Key Takeaways
- Organizations are struggling to monitor sprawling SaaS configurations as adoption accelerates
- Continuous, API-based posture analysis is becoming essential for Zero Trust strategies
- AI-driven findings and prioritization can help security teams shift from reactive to systematic risk reduction
SaaS adoption has been a decades-long shift, but something about the past few years has pushed enterprises past a tipping point. Productivity, collaboration, and even core business processes now live almost entirely in cloud applications. That’s great for agility, although it comes with a less comfortable truth: the configuration surfaces of these platforms are huge, complex, and constantly changing.
Here’s the thing — most IT and security teams never truly get ahead of this complexity. They work with separate admin consoles, hundreds or thousands of permission settings, and a pace of user and data movement that doesn’t slow down for quarterly audits. In practice, organizations often discover risky misconfigurations only after a compliance review, a penetration test, or worse, a breach.
Into this landscape comes a fresh push toward continuous SaaS Security Posture Management, or SSPM. This category has been evolving for several years, but the expanded capabilities announced by iboss highlight how AI-driven analysis is beginning to reshape the expectations for what SSPM should deliver. Their new features integrate with a broader Zero Trust Secure Access Service Edge platform, connecting directly to applications like Microsoft 365, Google Workspace, Box, and Salesforce through native APIs.
Not every organization is ready for that kind of continuous visibility, but many are now realizing they may not have a choice. After all, sensitive data increasingly resides inside SaaS platforms rather than inside private data centers. Misconfigurations and excessive permissions build up silently, particularly as employees collaborate through file sharing, external sharing, and third-party integrations. One could argue that even highly mature security teams are running uphill with manual reviews and brittle scripts.

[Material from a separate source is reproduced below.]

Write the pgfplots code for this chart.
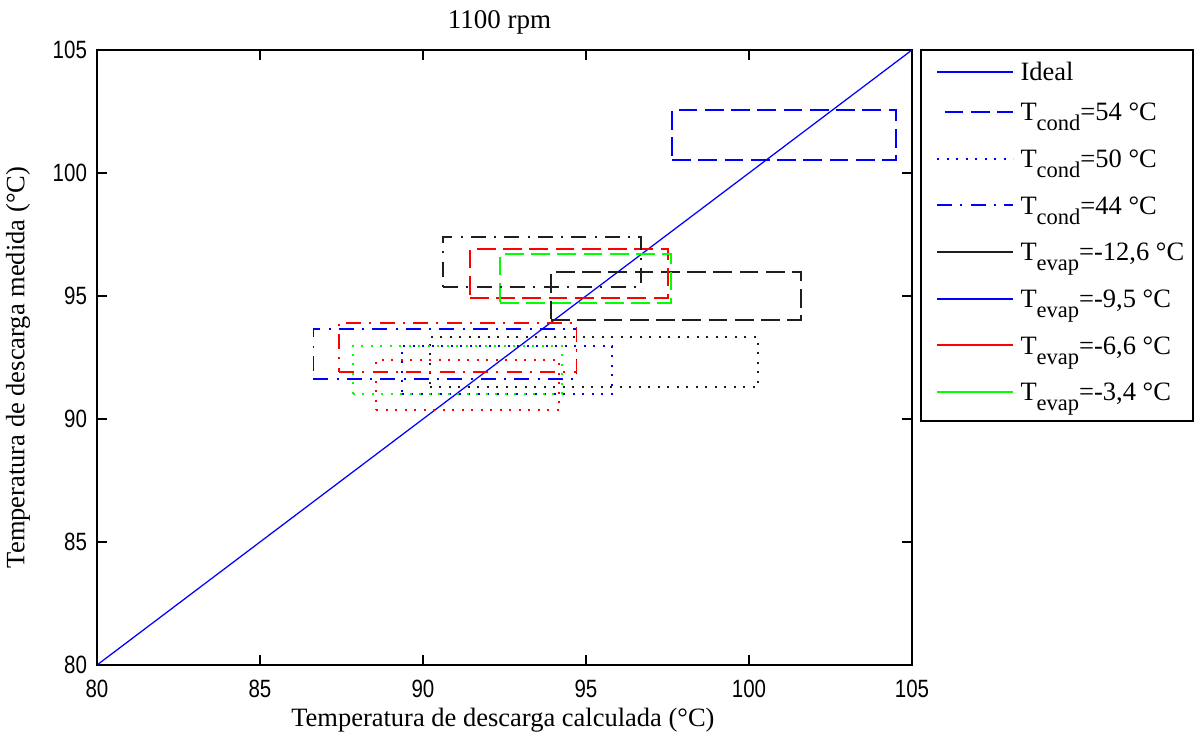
\documentclass[border=0pt]{standalone}
\usepackage{pgfplots}
\pgfplotsset{compat=1.18}
\usepackage{fontspec}
\setmainfont{Liberation Serif}
\newfontfamily\tickfont[FakeStretch=0.82]{Liberation Sans}
\newcommand\sub[1]{\raisebox{-4pt}{\fontsize{9}{10}\selectfont #1}}
\definecolor{mblue}{rgb}{0,0,1}
\definecolor{mred}{rgb}{1,0,0}
\definecolor{mgreen}{rgb}{0,1,0}
\definecolor{mblack}{rgb}{0.12,0.12,0.12}
\tikzset{
  dsh/.style={dash pattern=on 7.5pt off 3pt},
  dtt/.style={dash pattern=on 0.8pt off 3pt},
  dshdt/.style={dash pattern=on 6pt off 3.3pt on 0.8pt off 3.3pt},
  rect/.style={line width=0.75pt},
  legtext/.style={anchor=base west, inner sep=0pt, font=\fontsize{10.6}{12}\selectfont},
}
\begin{document}
\begin{tikzpicture}
\begin{axis}[name=ax, scale only axis, width=326pt, height=246pt,
  xmin=80, xmax=105, ymin=80, ymax=105,
  xtick={80,85,...,105}, ytick={80,85,...,105},
  tick align=inside, major tick length=4pt,
  axis line style={line width=0.6pt},
  every tick/.style={black, line width=0.6pt},
  /pgf/number format/assume math mode=true,
  tick label style={font=\tickfont\fontsize{10}{12}\selectfont},
  xticklabel style={yshift=-2.5pt},
  yticklabel style={xshift=-0.5pt},
  title={1100 rpm},
  every axis title/.style={at={(axis description cs:0.494,1.0455)}, anchor=center, font=\fontsize{10.8}{12}\selectfont},
  xlabel={Temperatura de descarga calculada (°C)},
  xlabel style={at={(axis description cs:0.498,-0.0894)}, anchor=center, font=\fontsize{10.6}{12}\selectfont},
  ylabel={Temperatura de descarga medida (°C)},
  ylabel style={at={(axis description cs:-0.0969,0.4837)}, anchor=center, font=\fontsize{10.6}{12}\selectfont},
]
\addplot[mblue, line width=0.5pt] coordinates {(80,80) (105,105)};
% Tcond = 54 (dashed)
\addplot[mblack, rect, dsh] coordinates {(93.93,94.02) (101.6,94.02) (101.6,95.99) (93.93,95.99) (93.93,94.02)};
\addplot[mblue, rect, dsh] coordinates {(97.64,100.53) (104.51,100.53) (104.51,102.56) (97.64,102.56) (97.64,100.53)};
\addplot[mred, rect, dsh] coordinates {(91.44,94.91) (97.52,94.91) (97.52,96.91) (91.44,96.91) (91.44,94.91)};
\addplot[mgreen, rect, dsh] coordinates {(92.36,94.70) (97.60,94.70) (97.60,96.71) (92.36,96.71) (92.36,94.70)};
% Tcond = 50 (dotted)
\addplot[mblack, rect, dtt] coordinates {(90.21,91.31) (100.28,91.31) (100.28,93.32) (90.21,93.32) (90.21,91.31)};
\addplot[mblue, rect, dtt] coordinates {(89.35,91.02) (95.80,91.02) (95.80,92.98) (89.35,92.98) (89.35,91.02)};
\addplot[mred, rect, dtt] coordinates {(88.56,90.37) (94.18,90.37) (94.18,92.40) (88.56,92.40) (88.56,90.37)};
\addplot[mgreen, rect, dtt] coordinates {(87.84,91.02) (94.26,91.02) (94.26,92.98) (87.84,92.98) (87.84,91.02)};
% Tcond = 44 (dash-dot)
\addplot[mblack, rect, dshdt] coordinates {(90.62,95.38) (96.68,95.38) (96.68,97.39) (90.62,97.39) (90.62,95.38)};
\addplot[mblue, rect, dshdt] coordinates {(86.64,91.61) (94.71,91.61) (94.71,93.65) (86.64,93.65) (86.64,91.61)};
\addplot[mred, rect, dshdt] coordinates {(87.43,91.90) (94.71,91.90) (94.71,93.92) (87.43,93.92) (87.43,91.90)};
\end{axis}
% legend (drawn beside the axis)
\begin{scope}[shift={(ax.north east)}]
\draw[line width=0.6pt, fill=white] (3.6pt,0pt) rectangle (112.4pt,-148.4pt);
\draw[mblue, line width=0.7pt] (10pt,-8.8pt) -- (40.4pt,-8.8pt);
\node[legtext] at (43.2pt,-12.3pt) {Ideal};
\draw[mblue, line width=0.75pt, dsh, dash phase=7.5pt] (10pt,-24.8pt) -- (40.4pt,-24.8pt);
\node[legtext] at (43.2pt,-28.3pt) {T\sub{cond}=54 °C};
\draw[mblue, line width=0.75pt, dtt] (10pt,-43.5pt) -- (40.4pt,-43.5pt);
\node[legtext] at (43.2pt,-47pt) {T\sub{cond}=50 °C};
\draw[mblue, line width=0.75pt, dshdt] (10pt,-62.1pt) -- (40.4pt,-62.1pt);
\node[legtext] at (43.2pt,-65.6pt) {T\sub{cond}=44 °C};
\draw[mblack, line width=0.7pt] (10pt,-80.8pt) -- (40.4pt,-80.8pt);
\node[legtext] at (43.2pt,-84.3pt) {T\sub{evap}=-12,6 °C};
\draw[mblue, line width=0.7pt] (10pt,-99.5pt) -- (40.4pt,-99.5pt);
\node[legtext] at (43.2pt,-103pt) {T\sub{evap}=-9,5 °C};
\draw[mred, line width=0.7pt] (10pt,-118.1pt) -- (40.4pt,-118.1pt);
\node[legtext] at (43.2pt,-121.6pt) {T\sub{evap}=-6,6 °C};
\draw[mgreen, line width=0.7pt] (10pt,-136.8pt) -- (40.4pt,-136.8pt);
\node[legtext] at (43.2pt,-140.3pt) {T\sub{evap}=-3,4 °C};
\end{scope}
\pgfresetboundingbox
\path[use as bounding box] ([shift={(-38.8pt,-28.8pt)}]ax.south west) rectangle ([shift={(114pt,20pt)}]ax.north east);
\end{tikzpicture}
\end{document}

The newly announced capabilities focus heavily on ongoing API-based assessment. Once enabled, the platform regularly pulls configuration and permission metadata from each SaaS environment and uses AI models trained on common misconfigurations and risky usage patterns. That’s not a brand-new idea, but the execution matters. Security teams often struggle to understand which issues actually matter. Prioritization — real, defensible prioritization — can be the difference between addressing key exposure drivers and drowning in noise.
A central dashboard aggregates posture across all connected SaaS applications, presenting a single score and highlighting the factors pushing that score up or down. Some leaders might appreciate the simplicity of a score, while technical teams look for the reasoning beneath it. The platform includes that context as well, plus evidence and explanations for each finding. It’s the kind of reporting that helps CISOs communicate risk to boards without resorting to technical jargon. And in an era where SaaS sprawl is now a board-level concern, that ability carries real weight.
On a more tactical level, application-specific dashboards let administrators drill into particular SaaS platforms and review findings tenant by tenant. Guided workflows track whether issues are in progress, resolved, or accepted as risk — a workflow detail that may seem minor, but it can reduce hours of back-and-forth between IT and security teams. Anyone who’s managed cloud misconfiguration queues knows how quickly tasks slip without that kind of structure.
What’s interesting is how this ties back into Zero Trust initiatives. Many enterprises treat Zero Trust as an access problem — control who can get to what. But posture matters too. If a SaaS platform is misconfigured, even the most carefully enforced access controls won’t prevent data exposure through public links or overly permissive sharing settings. By feeding posture insights into existing policies, organizations can build a more adaptive and real-time risk model. It nudges the industry toward something closer to continuous governance rather than episodic assessment.
Executives are also looking for better predictability around breach-related costs. When SaaS misconfigurations are a leading cause of cloud data exposure — a trend supported by several industry studies — having a consolidated view of risk across cloud applications becomes part of basic enterprise hygiene. It’s not glamorous, but it’s necessary.
One question worth asking is whether organizations will realistically operationalize these insights. Automated detection is one thing; acting on the findings, especially across distributed teams, is another. But AI-enhanced recommendations and evidence-based prioritization could help teams cut through the complexity and focus where it counts.
SaaS will continue to expand, and the underlying risk surface isn’t shrinking. The move toward continuous, AI-supported posture management suggests that enterprises are acknowledging this reality. Tools that connect posture, policy, and workflow in a single ecosystem may help security leaders manage SaaS environments with less guesswork — and fewer surprises lurking in misconfigured settings.